Public opinion was sought on the draft, and 237,684 opinions and suggestions were received, with 15 percent favoring the 3,000 yuan threshold but 48 percent suggesting it be raised to 5,000 yuan.

The overwhelming view was that the 3,000 yuan exemption was too low to reflect rising cost of living.

As proposed, the lowest tax rate will be cut from 5 percent to 3 percent, and the tax will be levied in seven brackets with 45 percent the top rate.

China currently levies tax on personal income in nine brackets at rates from 5 percent to 45 percent.

"The income tax threshold should be raised to reflect spiraling inflation," said He Gaoning, a Shanghai office worker who earns 25,000 yuan a month before tax. "The higher threshold shows that policy-makers tried to factor in the views of the public though I don't think the 3,500 yuan exemption is a major relief in costly cities like Shanghai," he said.

Under the new system, a taxpayer whose salary is between 8,000 yuan and 12,000 yuan, after deducting social welfare fees, will pay 480 yuan less tax.

Those earning 19,000 yuan will pay 155 yuan less and those earning 30,000 will find just 5 yuan more in their pockets.

People earning more than 38,600 yuan a month will pay more income tax.

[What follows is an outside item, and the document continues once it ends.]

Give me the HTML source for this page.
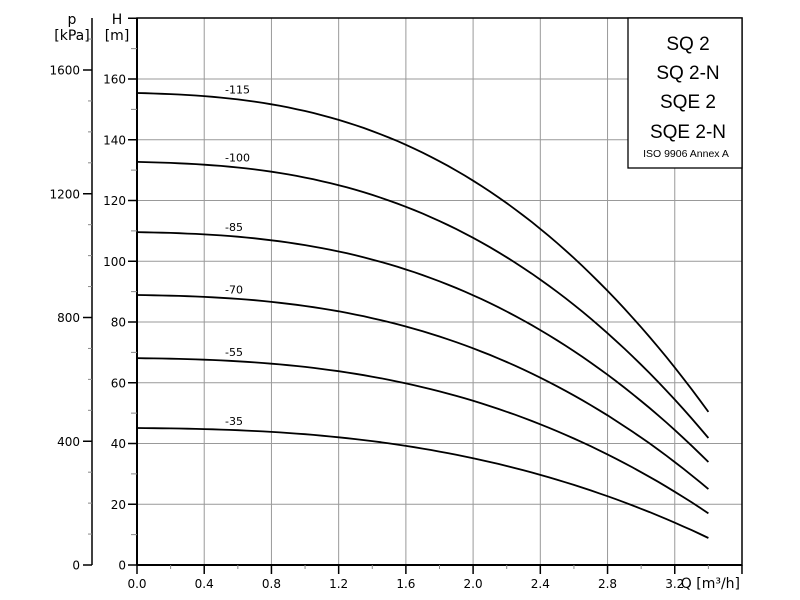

For example, a 100,000 yuan monthly salary means an extra 1,095 yuan deducted.

The law committee of the NPC said the tax changes were necessary to cut the tax burden for low and medium income earners and let the tax system play a bigger role in the redistribution of wealth.

Shanghai office worker Roman Gu said more should be done to collect tax from the super rich who enjoyed more ways of avoiding tax.

"China's tax regime relies too much on the salary system," said Gu. "It's the salary-earning middle class, rather than the super rich, who are the most hit under the new system."

With wealth being accumulated at an unprecedented pace in China, sources of wealth have become more diversified, with income coming from businesses, sole proprietorships and asset transfers, for example.